▸ **EXERCISE TASK**: Word for word, quote all of the material, omitting the pictures.
..............................
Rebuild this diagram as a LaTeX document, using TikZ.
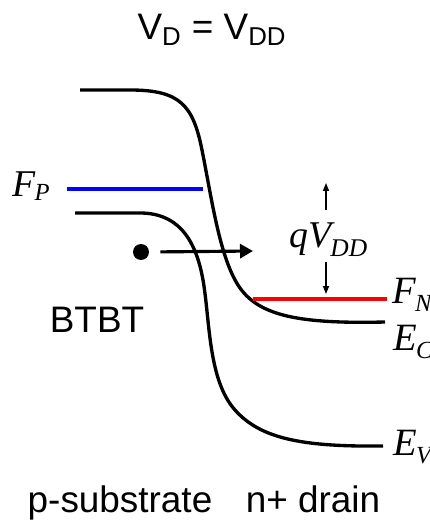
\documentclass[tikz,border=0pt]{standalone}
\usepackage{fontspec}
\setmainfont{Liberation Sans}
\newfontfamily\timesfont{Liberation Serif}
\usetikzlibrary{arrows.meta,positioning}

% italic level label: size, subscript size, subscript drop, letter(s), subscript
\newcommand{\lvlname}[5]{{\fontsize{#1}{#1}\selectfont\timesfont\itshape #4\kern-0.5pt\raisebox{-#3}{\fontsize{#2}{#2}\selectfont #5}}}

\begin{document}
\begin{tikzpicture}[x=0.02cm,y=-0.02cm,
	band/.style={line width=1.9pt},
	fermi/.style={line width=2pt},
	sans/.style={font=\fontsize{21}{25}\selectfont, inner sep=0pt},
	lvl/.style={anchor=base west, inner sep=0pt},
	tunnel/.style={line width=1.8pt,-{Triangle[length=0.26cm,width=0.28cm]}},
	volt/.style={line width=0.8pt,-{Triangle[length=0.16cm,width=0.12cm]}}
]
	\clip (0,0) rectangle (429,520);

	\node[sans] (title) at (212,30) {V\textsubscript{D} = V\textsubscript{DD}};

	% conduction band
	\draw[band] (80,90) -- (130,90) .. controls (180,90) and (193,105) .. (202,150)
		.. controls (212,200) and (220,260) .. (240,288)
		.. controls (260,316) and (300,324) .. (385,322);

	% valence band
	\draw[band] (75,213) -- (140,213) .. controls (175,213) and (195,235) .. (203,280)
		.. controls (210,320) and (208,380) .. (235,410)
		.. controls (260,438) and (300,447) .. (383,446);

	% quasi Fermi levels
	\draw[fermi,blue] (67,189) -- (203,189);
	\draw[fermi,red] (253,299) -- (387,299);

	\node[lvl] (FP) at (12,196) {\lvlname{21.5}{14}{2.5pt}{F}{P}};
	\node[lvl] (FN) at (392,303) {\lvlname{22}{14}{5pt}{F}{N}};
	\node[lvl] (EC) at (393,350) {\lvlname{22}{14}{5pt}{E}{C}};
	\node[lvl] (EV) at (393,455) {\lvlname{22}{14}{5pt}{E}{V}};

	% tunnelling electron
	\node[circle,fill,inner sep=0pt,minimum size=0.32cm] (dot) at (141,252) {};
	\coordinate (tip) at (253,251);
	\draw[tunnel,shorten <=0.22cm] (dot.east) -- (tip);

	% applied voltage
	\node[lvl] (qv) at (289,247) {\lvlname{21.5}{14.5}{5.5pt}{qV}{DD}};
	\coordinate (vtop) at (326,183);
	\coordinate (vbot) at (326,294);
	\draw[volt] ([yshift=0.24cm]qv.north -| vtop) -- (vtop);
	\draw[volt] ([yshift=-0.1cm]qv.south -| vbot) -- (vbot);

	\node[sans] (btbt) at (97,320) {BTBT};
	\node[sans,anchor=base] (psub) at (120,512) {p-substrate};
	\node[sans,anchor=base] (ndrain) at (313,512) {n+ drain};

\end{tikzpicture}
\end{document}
..............................
▸ **EXERCISE RESULT**:
Rebuild this diagram as a LaTeX document, using TikZ.
\documentclass[tikz,border=0pt]{standalone}
\usepackage{fontspec}
\setmainfont{Liberation Sans}
\newfontfamily\timesfont{Liberation Serif}
\usetikzlibrary{arrows.meta,positioning}

% italic level label: size, subscript size, subscript drop, letter(s), subscript
\newcommand{\lvlname}[5]{{\fontsize{#1}{#1}\selectfont\timesfont\itshape #4\kern-0.5pt\raisebox{-#3}{\fontsize{#2}{#2}\selectfont #5}}}

\begin{document}
\begin{tikzpicture}[x=0.02cm,y=-0.02cm,
	band/.style={line width=1.9pt},
	fermi/.style={line width=2pt},
	sans/.style={font=\fontsize{21}{25}\selectfont, inner sep=0pt},
	lvl/.style={anchor=base west, inner sep=0pt},
	tunnel/.style={line width=1.8pt,-{Triangle[length=0.26cm,width=0.28cm]}},
	volt/.style={line width=0.8pt,-{Triangle[length=0.16cm,width=0.12cm]}}
]
	\clip (0,0) rectangle (429,520);

	\node[sans] (title) at (212,30) {V\textsubscript{D} = V\textsubscript{DD}};

	% conduction band
	\draw[band] (80,90) -- (130,90) .. controls (180,90) and (193,105) .. (202,150)
		.. controls (212,200) and (220,260) .. (240,288)
		.. controls (260,316) and (300,324) .. (385,322);

	% valence band
	\draw[band] (75,213) -- (140,213) .. controls (175,213) and (195,235) .. (203,280)
		.. controls (210,320) and (208,380) .. (235,410)
		.. controls (260,438) and (300,447) .. (383,446);

	% quasi Fermi levels
	\draw[fermi,blue] (67,189) -- (203,189);
	\draw[fermi,red] (253,299) -- (387,299);

	\node[lvl] (FP) at (12,196) {\lvlname{21.5}{14}{2.5pt}{F}{P}};
	\node[lvl] (FN) at (392,303) {\lvlname{22}{14}{5pt}{F}{N}};
	\node[lvl] (EC) at (393,350) {\lvlname{22}{14}{5pt}{E}{C}};
	\node[lvl] (EV) at (393,455) {\lvlname{22}{14}{5pt}{E}{V}};

	% tunnelling electron
	\node[circle,fill,inner sep=0pt,minimum size=0.32cm] (dot) at (141,252) {};
	\coordinate (tip) at (253,251);
	\draw[tunnel,shorten <=0.22cm] (dot.east) -- (tip);

	% applied voltage
	\node[lvl] (qv) at (289,247) {\lvlname{21.5}{14.5}{5.5pt}{qV}{DD}};
	\coordinate (vtop) at (326,183);
	\coordinate (vbot) at (326,294);
	\draw[volt] ([yshift=0.24cm]qv.north -| vtop) -- (vtop);
	\draw[volt] ([yshift=-0.1cm]qv.south -| vbot) -- (vbot);

	\node[sans] (btbt) at (97,320) {BTBT};
	\node[sans,anchor=base] (psub) at (120,512) {p-substrate};
	\node[sans,anchor=base] (ndrain) at (313,512) {n+ drain};

\end{tikzpicture}
\end{document}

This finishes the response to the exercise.